The details at the core of the dispute are as important as they are any time workers bargain with employers. But not so important that the two sides couldn't be bothered to face each other across a bargaining table more than 11 times since the strike began Nov. 6. They knew that the dispute was bogged down. The mediator, who suspended talks Nov. 29, knew it too.

Given this, it's a little arch for Premier Dalton McGuinty to suddenly pronounce, as he did Saturday, that the talks were deadlocked and that he needed to recall the legislature Sunday to order the strikers back to work because the students were suffering.

Had he not been reading those Facebook sites in which students complained that they were being held hostage by the intractable tango of York and the union? Or did he appoint another mediator last week because his government was being stung by bad publicity?

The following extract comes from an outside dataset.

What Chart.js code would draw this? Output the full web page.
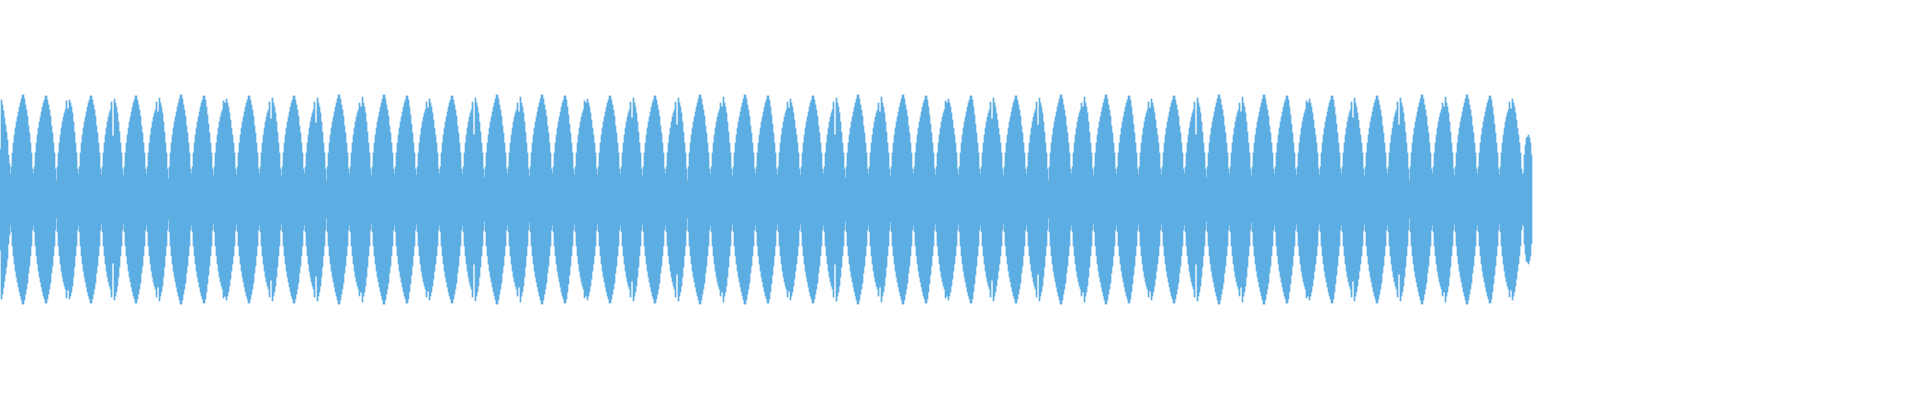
<!DOCTYPE html>
<html>
<head>
<meta charset="utf-8">
<style>html,body{margin:0;padding:0;background:#fff}#w{width:1920px;height:400px}</style>
<script src="https://cdn.jsdelivr.net/npm/chart.js@4"></script>
</head>
<body>
<div id="w"><canvas id="c"></canvas></div>
<script>
const sampleSlots = 1920;
const amplitude = [
51,100,95,89,82,75,68,60,45,36,
26,33,47,57,65,72,78,83,88,93,97,101,105,105,101,95,90,84,74,67,57,47,31,
26,33,47,57,65,72,78,83,88,93,97,100,104,104,100,95,90,84,74,67,57,47,31,
19,33,47,57,65,72,78,83,87,90,99,91,91,100,97,93,87,78,68,57,47,31,
26,33,47,57,65,72,78,83,88,93,97,100,104,104,100,95,90,84,74,67,57,47,31,
25,33,47,57,65,72,78,83,87,90,98,64,64,101,97,93,87,78,68,57,47,31,
24,33,47,57,65,72,78,83,88,93,97,100,104,104,100,95,90,84,74,67,57,47,31,
26,33,47,57,65,72,78,83,87,90,98,88,88,102,97,93,87,78,68,57,47,31,
21,33,47,57,65,72,78,83,88,93,97,101,105,105,101,95,90,84,74,67,57,47,31,
26,33,47,57,65,72,78,83,88,93,97,100,104,104,100,93,85,76,67,57,47,31,
24,33,47,57,65,72,78,83,87,90,99,97,97,101,97,93,87,80,72,65,57,47,31,
25,33,47,57,65,72,78,83,88,93,97,100,104,104,100,95,90,84,74,67,57,47,31,
26,33,47,57,65,72,78,83,87,90,98,81,81,102,97,93,87,78,68,57,47,31,
24,33,47,57,65,72,78,83,88,93,97,100,104,104,100,95,90,84,74,67,57,47,31,
26,33,47,57,65,72,78,83,87,90,98,77,77,102,97,93,87,78,68,57,47,31,
19,33,47,57,65,72,78,83,88,93,97,101,105,105,101,95,90,84,74,67,57,47,31,
26,33,47,57,65,72,78,83,87,90,97,93,93,103,97,93,87,78,68,57,47,31,
24,33,47,57,65,72,78,83,88,93,97,101,105,105,101,95,90,84,74,67,57,47,31,
26,33,47,57,65,72,78,83,88,93,97,100,104,104,100,93,85,76,67,57,47,31,
25,33,47,57,65,72,78,83,87,90,98,92,92,101,97,93,87,80,72,65,57,47,31,
26,33,47,57,65,72,78,83,88,93,97,100,104,104,100,95,90,84,74,67,57,47,31,
26,33,47,57,65,72,78,83,87,90,98,65,65,102,97,93,87,78,68,57,47,31,
22,33,47,57,65,72,78,83,88,93,97,101,105,105,101,95,90,84,74,67,57,47,31,
26,33,47,57,65,72,78,83,87,90,97,88,88,103,97,93,87,78,68,57,47,31,
23,33,47,57,65,72,78,83,88,93,97,101,105,105,101,95,90,84,74,67,57,47,31,
26,33,47,57,65,72,78,83,88,93,97,100,104,104,100,93,85,76,67,57,47,31,
25,33,47,57,65,72,78,83,87,90,99,97,97,101,97,93,87,80,72,65,57,47,31,
25,33,47,57,65,72,78,83,88,93,97,100,104,104,100,95,90,84,74,67,57,47,31,
26,33,47,57,65,72,78,83,87,90,98,82,82,102,97,93,87,78,68,57,47,31,
24,33,47,57,65,72,78,83,88,93,97,100,104,104,100,95,90,84,74,67,57,47,31,
26,33,47,57,65,72,78,83,87,90,98,75,75,102,97,93,87,78,68,57,47,31,
19,33,47,57,65,72,78,83,88,93,97,101,105,105,101,95,90,84,74,67,57,47,31,
26,33,47,57,65,72,78,83,87,90,97,93,93,103,97,93,87,78,68,57,47,31,
24,33,47,57,65,72,78,83,88,93,97,101,105,105,101,95,90,84,74,67,57,47,31,
26,33,47,57,65,72,78,83,88,93,97,100,104,104,100,93,85,76,67,57,47,31,
25,33,47,57,65,72,78,83,87,90,98,92,92,101,97,93,87,80,72,65,57,47,31,
25,33,47,57,65,72,78,83,88,93,97,100,104,104,100,95,90,84,74,67,57,47,31,
26,33,47,57,65,72,78,83,87,90,98,65,65,102,97,93,87,78,68,57,47,31,
22,33,47,57,65,72,78,83,88,93,97,101,105,105,101,95,90,84,74,67,57,47,31,
26,33,47,57,65,72,78,83,87,90,97,88,88,103,97,93,87,78,68,57,47,31,
23,33,47,57,65,72,78,83,88,93,97,101,105,105,101,95,90,84,74,67,57,47,31,
26,33,47,57,65,72,78,83,88,93,97,100,104,104,100,93,85,76,67,57,47,31,
25,33,47,57,65,72,78,83,87,90,99,97,97,101,97,93,87,80,72,65,57,47,31,
25,33,47,57,65,72,78,83,88,93,97,100,104,104,100,93,85,76,67,57,47,31,
26,33,47,57,65,72,78,83,87,90,98,81,81,102,97,93,87,80,72,65,57,47,31,
24,33,47,57,65,72,78,83,88,93,97,100,104,104,100,95,90,84,74,67,57,47,31,
26,33,47,57,65,72,78,83,87,90,98,75,75,102,97,93,87,78,68,57,47,31,
19,33,47,57,65,72,78,83,88,93,97,101,105,105,101,95,90,84,74,67,57,47,31,
26,33,47,57,65,72,78,83,87,90,97,93,93,103,97,93,87,78,68,57,47,31,
24,33,47,57,65,72,78,83,88,93,97,101,105,105,101,95,90,84,74,67,57,47,31,
26,33,47,57,65,72,78,83,88,93,97,100,104,104,100,93,85,76,67,57,47,31,
25,33,47,57,65,72,78,83,87,90,98,92,92,101,97,93,87,80,72,65,57,47,31,
25,33,47,57,65,72,78,83,88,93,97,100,104,104,100,95,90,84,74,67,57,47,31,
26,33,47,57,65,72,78,83,87,90,98,65,65,102,97,93,87,78,68,57,47,31,
22,33,47,57,65,72,78,83,88,93,97,101,105,105,101,95,90,84,74,67,57,47,31,
26,33,47,57,65,72,78,83,87,90,97,88,88,103,97,93,87,78,68,57,47,31,
23,33,47,57,65,72,78,83,88,93,97,101,105,105,101,95,90,84,74,67,57,47,31,
26,33,47,57,65,72,78,83,88,93,97,100,104,104,100,93,85,76,67,57,47,31,
25,33,47,57,65,72,78,83,87,90,99,97,97,101,97,93,87,80,72,65,57,47,31,
25,33,47,57,65,72,78,83,88,93,97,100,104,104,100,93,85,76,67,57,47,31,
26,33,47,57,65,72,78,83,87,90,98,82,82,102,97,93,87,80,72,65,57,47,31,
24,33,47,57,65,72,78,83,88,93,97,100,104,104,100,95,90,84,74,67,57,47,31,
26,33,47,57,65,72,78,83,87,90,98,75,75,102,97,93,87,78,68,57,47,31,
19,33,47,57,65,72,78,83,88,93,97,101,105,105,101,95,90,84,74,67,57,47,31,
26,33,47,57,65,72,78,83,87,90,97,93,93,103,97,93,87,78,68,57,47,31,
24,33,47,57,65,72,78,83,88,93,97,101,105,105,101,95,90,84,74,67,57,47,31,
26,33,47,57,65,72,78,83,88,93,97,100,104,104,100,93,85,76,67,57,47,31,
25,33,47,57,65,72,78,83,87,90,98,91,91,101,97,93,87,80,72,65,57,47,31,
25,27,45,55,62,63,65,62,57,45
];
const labels = Array.from({length: sampleSlots}, (_, i) => i);
// the waveform's zero line falls between two pixel rows, so the lower edge sits one unit short
const bars = amplitude.map(a => [1 - a, a]);
new Chart(document.getElementById('c'), {
  type: 'bar',
  data: { labels, datasets: [{ data: bars, backgroundColor: '#5DADE2', borderWidth: 0, barPercentage: 1, categoryPercentage: 1 }] },
  options: {
    responsive: true, maintainAspectRatio: false, animation: false,
    layout: { padding: 0 },
    plugins: { legend: { display: false }, tooltip: { enabled: false } },
    scales: {
      x: { display: false },
      y: { display: false, min: -200, max: 200 }
    }
  }
});
</script>
</body>
</html>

Fortunately for Mr. McGuinty, the New Democratic Party is acting true to form by resisting quick passage of back-to-work legislation. Its position was entirely predictable since four of its caucus members are vying to replace outgoing Leader Howard Hampton and none of them wants to go to the leadership convention with anything less than solid unionist credentials.

It's a gift for the Liberals because they say the NDP is keeping students from their classes. It's true, of course, but it's not the whole story. Mr. McGuinty could have used his clout weeks ago to intervene in a non-partisan way to push for a solution. Instead, what we got from the government from the time talks broke down was cant about a process that had to be left to unfold.

There is a better way. Or, at least, there once was.

Back in 1975, an apprehensive Progressive Conservative government gave teachers the right to strike but established the Education Relations Commission to keep a mind on things. The ERC was responsible for providing mediators, "fact finders" and arbitrators in teacher-school board negotiations, supervising strike votes and, crucially, recommending to the government when school strikes or lockouts put students' education in jeopardy.

After a rocky start - the ERC allowed a nine-week walkout by Toronto high-school teachers - it ushered in an era of more temperate labour relations. It was a delicate matter to balance the right to strike with the rights of students but the commission mostly got it right until Mike Harris gutted it in 1997. It invoked its jeopardy powers just nine times.

It's time to re-invent the ERC and give it broader powers. Universities would argue a similar body for postsecondary labour relations would compromise their autonomy, but that bridge was passed when they consented to accountability agreements in return for $6.2-billion in new funding. Unions would complain their rights would be curtailed, but high-school unions weren't diminished by the ERC. Students, on the other hand, would simply be happy that someone was looking out for them.